I am writing an C# WPF application where I insert a 'header' page as the first page of a batch of PDF documents. The header page is taken from the first page of the first pdf in the batch.
The user will instigate this process, but I want to make sure that at a later date the user cannot run this process again which would result in another header being inserted.
So my plan is to get the SHA256 hash of the header page and compare it with the hashes of the first page of the other pdfs. If they match, then the first page is the same as the header page, if not we insert the header.
I knocked up the code below to test getting the hash of the first page in a pdf, but the hash is different every time it is run.

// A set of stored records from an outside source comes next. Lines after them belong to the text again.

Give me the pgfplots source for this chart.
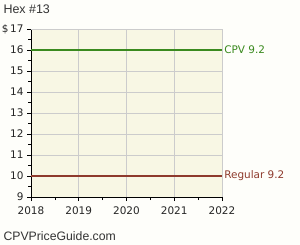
\documentclass[border=0pt]{standalone}
\usepackage{pgfplots}
\pgfplotsset{compat=1.18}
\usepackage{fontspec}
\setmainfont{DejaVu Sans}
\newfontfamily\arialfont{Liberation Sans}
\definecolor{plotbg}{HTML}{F8F7E4}
\definecolor{pagebg}{HTML}{FEFEFA}
\definecolor{gridc}{HTML}{CCCCCC}
\definecolor{cpvgreen}{HTML}{3A8A1E}
\definecolor{regred}{HTML}{8E3A2C}
\begin{document}
\begin{tikzpicture}[x=1bp,y=1bp]
\fill[pagebg] (0,0) rectangle (300,245);
\useasboundingbox (0,0) rectangle (300,245);
\node[anchor=west,font=\arialfont\fontsize{12.5}{14}\selectfont,text=black!80] at (0,235.5) {Hex \#13};
\node[anchor=west,font=\arialfont\fontsize{12.3}{14}\selectfont,text=black!80] at (0,8.5) {CPVPriceGuide.com};
\begin{axis}[
  at={(31bp,48bp)}, anchor=south west,
  scale only axis, width=191bp, height=168bp,
  xmin=2018, xmax=2022, ymin=9, ymax=17,
  axis background/.style={fill=plotbg},
  xtick={2018,2019,2020,2021,2022},
  minor xtick={2018.5,2019.5,2020.5,2021.5},
  ytick={9,10,...,17},
  minor ytick={9.5,10.5,...,16.5},
  yticklabels={9,10,11,12,13,14,15,16,\$\,17},
  xticklabel style={/pgf/number format/1000 sep={}, yshift=-2bp},
  /pgf/number format/assume math mode=true,
  tick label style={font=\fontsize{10.5}{12}\selectfont, text=black!85},
  grid=major, major grid style={gridc, line width=0.8pt},
  axis lines*=left,
  axis line style={black, line width=0.8pt},
  tick align=outside,
  major tick length=4bp, minor tick length=3bp,
  tick style={black, line width=0.6pt},
  clip=false,
]
\addplot[gridc, line width=0.8pt, forget plot] coordinates {(2018,17) (2022,17)};
\addplot[gridc, line width=0.8pt, forget plot] coordinates {(2022,9) (2022,17)};
\addplot[cpvgreen, line width=1.6pt] coordinates {(2018,16) (2022,16)}
  node[pos=1, anchor=west, inner sep=1.5bp, font=\fontsize{10.5}{12}\selectfont] {CPV 9.2};
\addplot[regred, line width=1.6pt] coordinates {(2018,10) (2022,10)}
  node[pos=1, anchor=west, inner sep=1.5bp, font=\fontsize{10.5}{12}\selectfont] {Regular 9.2};
\end{axis}
\end{tikzpicture}
\end{document}
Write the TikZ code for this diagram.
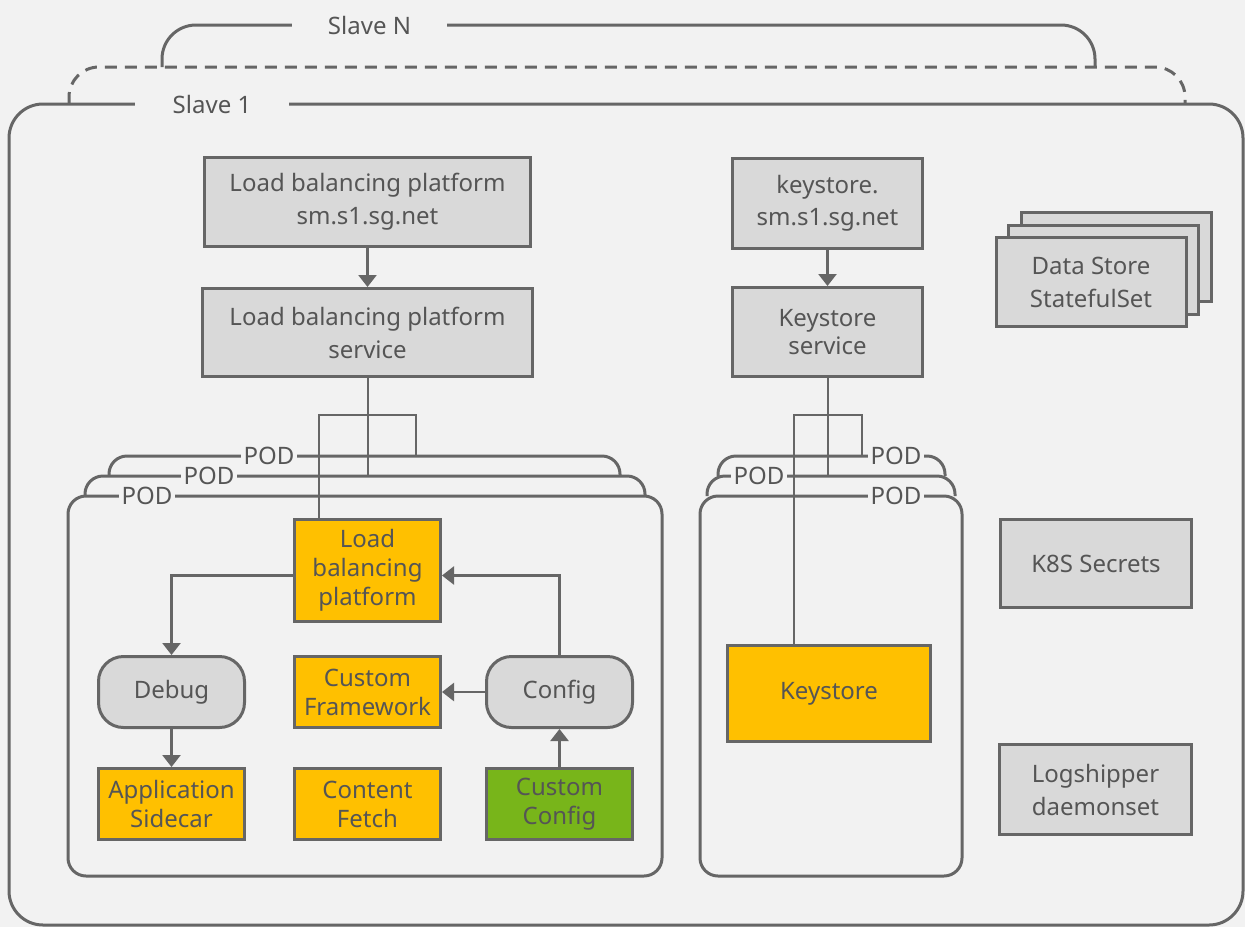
\documentclass[tikz,border=0pt]{standalone}
\usepackage{fontspec}
\setmainfont{Noto Sans}
\usetikzlibrary{arrows.meta}
\usetikzlibrary{positioning}
\definecolor{canvas}{HTML}{F2F2F2}
\definecolor{wire}{HTML}{666666}
\definecolor{boxgray}{HTML}{D9D9D9}
\definecolor{ink}{HTML}{555555}
\definecolor{amber}{HTML}{FFC000}
\definecolor{leaf}{HTML}{78B51A}

\begin{document}
\begin{tikzpicture}[x=1pt,y=-1pt,>={Triangle[width=18pt,length=12pt]},
  host node/.style={rectangle,draw=wire,line width=3pt,fill=boxgray,text=ink,align=center,inner sep=0pt,font=\fontsize{24}{33}\selectfont},
  pod node/.style={host node,fill=amber,minimum width=146pt,minimum height=71pt,font=\fontsize{24}{29}\selectfont},
  side node/.style={pod node,fill=boxgray,rounded corners=25pt},
  tag node/.style={fill=canvas,text=ink,inner ysep=2pt,inner xsep=4pt,font=\fontsize{24}{26}\selectfont},
  frame/.style={draw=wire,line width=3pt,rounded corners=34pt},
  pod/.style={draw=wire,line width=3pt,rounded corners=18pt},
  flow/.style={->,draw=wire,line width=2.5pt},
  link/.style={draw=wire,line width=2pt}]
		\useasboundingbox[fill=canvas] (0,0) rectangle (1245,927);

		% slaves
		\draw[frame] (162,67) -- (162,25) -- (1095,25) -- (1095,67);
		\draw[frame,dashed,dash pattern=on 12pt off 8pt,rounded corners=30pt] (69,104) -- (69,67) -- (1185,67) -- (1185,104);
		\draw[frame] (9,104) rectangle (1243,925);

		% pods
		\draw[pod] (68,496) rectangle (662,876);
		\draw[pod] (85,496) -- (85,476) -- (645,476) -- (645,496);
		\draw[pod] (109,476) -- (109,456) -- (620,456) -- (620,476);
		\draw[pod] (700,496) rectangle (962,876);
		\draw[pod] (707,496) -- (707,476) -- (955,476) -- (955,496);
		\draw[pod] (718,476) -- (718,456) -- (945,456) -- (945,476);

		\node[host node,minimum width=326pt,minimum height=89pt] (lbhost) at (367.5,202) {Load balancing platform\\sm.s1.sg.net};
		\node[host node,minimum width=330pt,minimum height=88pt,node distance=130.5pt] (lbsvc) [below of=lbhost] {Load balancing platform\\service};
		\node[host node,minimum width=190pt,minimum height=90pt,font=\fontsize{24}{32}\selectfont] (kshost) at (827.5,203.5) {keystore.\\sm.s1.sg.net};
		\node[host node,minimum width=190pt,minimum height=89pt,node distance=128.5pt,font=\fontsize{24}{28}\selectfont] (kssvc) [below of=kshost] {Keystore\\service};

		\node[host node,minimum width=190pt,minimum height=89pt] (store3) at (1116.5,257) {};
		\node[host node,minimum width=190pt,minimum height=89pt,node distance=18pt] (store2) [below left of=store3] {};
		\node[host node,minimum width=190pt,minimum height=89pt,node distance=18pt] (store) [below left of=store2] {Data Store\\StatefulSet};
		\node[host node,minimum width=191pt,minimum height=88pt] (secrets) at (1096,563.5) {K8S Secrets};
		\node[host node,minimum width=192pt,minimum height=90pt] (logship) at (1095.5,789.5) {Logshipper\\daemonset};

		\node[pod node,minimum width=203pt,minimum height=96pt] (keystore) at (829,693.5) {Keystore};
		\node[pod node,minimum height=102pt] (lbctr) at (367.5,570.5) {Load\\balancing\\platform};
		\node[pod node,node distance=121.5pt] (framework) [below of=lbctr] {Custom\\Framework};
		\node[side node,node distance=196pt] (debug) [left of=framework] {Debug};
		\node[side node,node distance=192pt] (config) [right of=framework] {Config};
		\node[pod node,node distance=112pt] (sidecar) [below of=debug] {Application\\Sidecar};
		\node[pod node,node distance=112pt] (fetch) [below of=framework] {Content\\Fetch};
		\node[pod node,fill=leaf,node distance=112pt] (cconfig) [below of=config] {Custom\\Config};

		% service taps into the pods
		\coordinate (lbfeed) at (367.5,476);
		\coordinate (lbtap) at (319,415);
		\coordinate (lbback) at (416,456);
		\draw[link] (lbsvc.south) -- (lbfeed);
		\draw[link] (lbctr.north -| lbtap) -- (lbtap) -| (lbback);
		\coordinate (ksfeed) at (827.5,476);
		\coordinate (kstap) at (794,415);
		\coordinate (ksback) at (862,456);
		\draw[link] (kssvc.south) -- (ksfeed);
		\draw[link] (keystore.north -| kstap) -- (kstap) -| (ksback);

		\draw[flow] (lbhost) -- (lbsvc);
		\draw[flow] (kshost) -- (kssvc);
		\draw[flow] ([yshift=-5pt]lbctr.west) -| (debug.north);
		\draw[flow] (config.north) |- ([yshift=-5pt]lbctr.east);
		\draw[flow] (config) -- (framework);
		\draw[flow] (debug) -- (sidecar);
		\draw[flow] (cconfig) -- (config);

		% labels on the outlines
		\node[tag node,inner xsep=36pt] (slaveN) at (369.5,25) {Slave N};
		\node[tag node,inner xsep=38pt] (slave1) at (212,104) {Slave 1};
		\node[tag node,inner xsep=3pt] (podA1) at (147,496) {POD};
		\node[tag node,inner xsep=3pt] (podA2) at (209,476) {POD};
		\node[tag node,inner xsep=3pt] (podA3) at (269,456) {POD};
		\node[tag node,inner xsep=3pt] (podB1) at (896,496) {POD};
		\node[tag node,inner xsep=3pt] (podB2) at (759,476) {POD};
		\node[tag node,inner xsep=3pt] (podB3) at (896,456) {POD};
	\end{tikzpicture}
\end{document}
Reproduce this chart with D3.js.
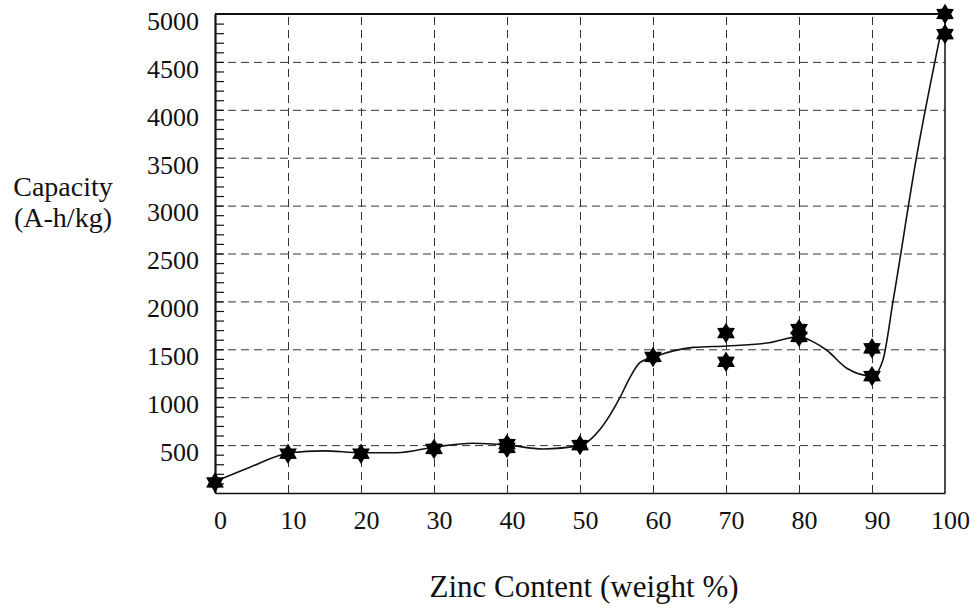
<!DOCTYPE html>
<html>
<head>
<meta charset="utf-8">
<script src="https://cdn.jsdelivr.net/npm/d3@7"></script>
<style>
  body { margin: 0; background: #fff; }
  text { font-family: "Liberation Serif", "Times New Roman", serif; fill: #111; }
</style>
</head>
<body>
<div class="chart"></div>
<script>
// measured points (several runs at some compositions)
const zinc = [0, 10, 20, 30, 40, 40, 50, 60, 70, 70, 80, 80, 90, 90, 100, 100];
const capacity = [110, 410, 410, 460, 510, 470, 500, 1420, 1670, 1370, 1710, 1630, 1510, 1220, 5000, 4790];

// hand-drawn fit line
const fitZinc = [0, 4.8, 10.3, 14.8, 20.1, 24.9, 30.1, 35.3, 40.1, 44.9, 50.1, 53, 55.5, 56.8, 58.2, 60.1, 65.5, 70.1, 75.6, 80, 81.9, 83.8, 86.6, 90.1, 91.5, 92.9, 96.2, 99.3];
const fitCapacity = [120, 270, 420, 440, 420, 420, 480, 520, 500, 460, 500, 690, 1000, 1200, 1360, 1420, 1520, 1535, 1565, 1630, 1580, 1490, 1300, 1220, 1390, 2010, 3550, 4760];

const xTicks = [0, 10, 20, 30, 40, 50, 60, 70, 80, 90, 100];
const yTicks = [500, 1000, 1500, 2000, 2500, 3000, 3500, 4000, 4500, 5000];

const margin = { top: 14, right: 26, bottom: 118, left: 215 };
const width = 971 - margin.left - margin.right;
const height = 611 - margin.top - margin.bottom;

const root = d3.select('.chart')
  .append('svg')
  .attr('width', 971)
  .attr('height', 611);

const svg = root.append('g')
  .attr('transform', `translate(${margin.left}, ${margin.top})`);

const xScale = d3.scaleLinear().domain([0, 100]).range([0, width]);
const yScale = d3.scaleLinear().domain([0, 5000]).range([height, 0]);

// dashed grid
svg.append('g')
  .attr('class', 'grid')
  .call(d3.axisLeft(yScale).tickValues(yTicks.slice(0, -1)).tickSize(-width).tickFormat(''))
  .call(g => g.select('.domain').remove());
svg.append('g')
  .attr('class', 'grid')
  .attr('transform', `translate(0, ${height})`)
  .call(d3.axisBottom(xScale).tickValues(xTicks.slice(1, -1)).tickSize(height).tickFormat(''))
  .call(g => g.select('.domain').remove())
  .selectAll('line').attr('y2', -height);
svg.selectAll('.grid line')
  .attr('stroke', '#333')
  .attr('stroke-width', 1)
  .attr('stroke-dasharray', '8,5');

// minor ticks on the left axis, pointing in
svg.append('g')
  .call(d3.axisRight(yScale).tickValues(d3.range(100, 5000, 100)).tickSize(9).tickFormat(''))
  .call(g => g.select('.domain').remove())
  .selectAll('line').attr('stroke', '#111').attr('stroke-width', 1.2);

// frame
svg.append('line').attr('x1', 0).attr('x2', width).attr('y1', 0).attr('y2', 0)
  .attr('stroke', '#111').attr('stroke-width', 2.2);
svg.append('line').attr('x1', width).attr('x2', width).attr('y1', 0).attr('y2', height)
  .attr('stroke', '#111').attr('stroke-width', 1.5);

const yAxis = d3.axisLeft(yScale).tickValues(yTicks).tickSize(0).tickPadding(16).tickFormat(d3.format('d'));
svg.append('g')
  .call(yAxis)
  .call(g => g.select('.domain').attr('stroke', '#111').attr('stroke-width', 2.2))
  .selectAll('text')
  .attr('y', 7)
  .style('font-size', '26px')
  .style('font-family', '"Liberation Serif", serif');

const xAxis = d3.axisBottom(xScale).tickValues(xTicks).tickSize(0).tickPadding(18).tickFormat(d3.format('d'));
svg.append('g')
  .attr('transform', `translate(0, ${height})`)
  .call(xAxis)
  .call(g => g.select('.domain').attr('stroke', '#111').attr('stroke-width', 1.6))
  .selectAll('text')
  .attr('x', 5)
  .style('font-size', '26px')
  .style('font-family', '"Liberation Serif", serif');

// fit curve
const line = d3.line()
  .x((d, i) => xScale(fitZinc[i]))
  .y(d => yScale(d))
  .curve(d3.curveMonotoneX);
svg.append('path')
  .datum(fitCapacity)
  .attr('d', line)
  .attr('fill', 'none')
  .attr('stroke', '#111')
  .attr('stroke-width', 1.6);

// six pointed star marker
const hexagram = {
  draw(context, size) {
    const R = Math.sqrt(size) / 2;
    const r = R * 0.6;
    for (let i = 0; i < 12; i++) {
      const a = -Math.PI / 2 + i * Math.PI / 6;
      const rad = i % 2 ? r : R;
      if (i === 0) context.moveTo(rad * Math.cos(a), rad * Math.sin(a));
      else context.lineTo(rad * Math.cos(a), rad * Math.sin(a));
    }
    context.closePath();
  }
};

svg.selectAll('.star')
  .data(capacity)
  .enter()
  .append('path')
  .attr('class', 'star')
  .attr('transform', (d, i) => `translate(${xScale(zinc[i])}, ${yScale(d)})`)
  .attr('d', d3.symbol().type(hexagram).size(420))
  .attr('fill', '#000');

// axis titles
root.append('text')
  .attr('x', 63).attr('y', 196)
  .attr('text-anchor', 'middle')
  .style('font-size', '28px')
  .text('Capacity');
root.append('text')
  .attr('x', 63).attr('y', 227)
  .attr('text-anchor', 'middle')
  .style('font-size', '28px')
  .text('(A-h/kg)');
root.append('text')
  .attr('x', 584).attr('y', 597)
  .attr('text-anchor', 'middle')
  .style('font-size', '31px')
  .text('Zinc Content (weight %)');
</script>
</body>
</html>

Why is it different every time?
Thanks
using System.IO;
using System.Text;
using System.Security.Cryptography;
using PdfSharp.Pdf;
using PdfSharp.Pdf.IO;
namespace Syncada
{
public class PDFDoc
{
private PdfDocument pdfDoc;
public PDFDoc(string path)
{
pdfDoc = PdfReader.Open(path,PdfDocumentOpenMode.Import);
}
public string GetPageOneHash()
{
byte[] hash;
PdfPage page = pdfDoc.Pages[0];
using (MemoryStream stream = new MemoryStream())
{
PdfDocument doc = new PdfDocument();
doc.AddPage(page);
doc.Save(stream,false);
SHA256 sha256 = SHA256.Create();
hash = sha256.ComputeHash(stream);
}
StringBuilder sb = new StringBuilder();
for (int i = 0; i < hash.Length; i++)
{
sb.Append(hash[i].ToString("X2"));
}
return sb.ToString();
}
}
}
I knocked up the code below to test getting the hash of the first page in a pdf, but the hash is different every time it is run.
Why is it different every time?
You do not calculate the hash of the page but the hash of a new PDF document to which you add the page in question. Unfortunately for your endeavor, PDF documents contain information like the creation date, the last modification date, and a unique ID. As these information pieces differ each time you calculate a hash, you'll never get the same hash (unless you have a collision).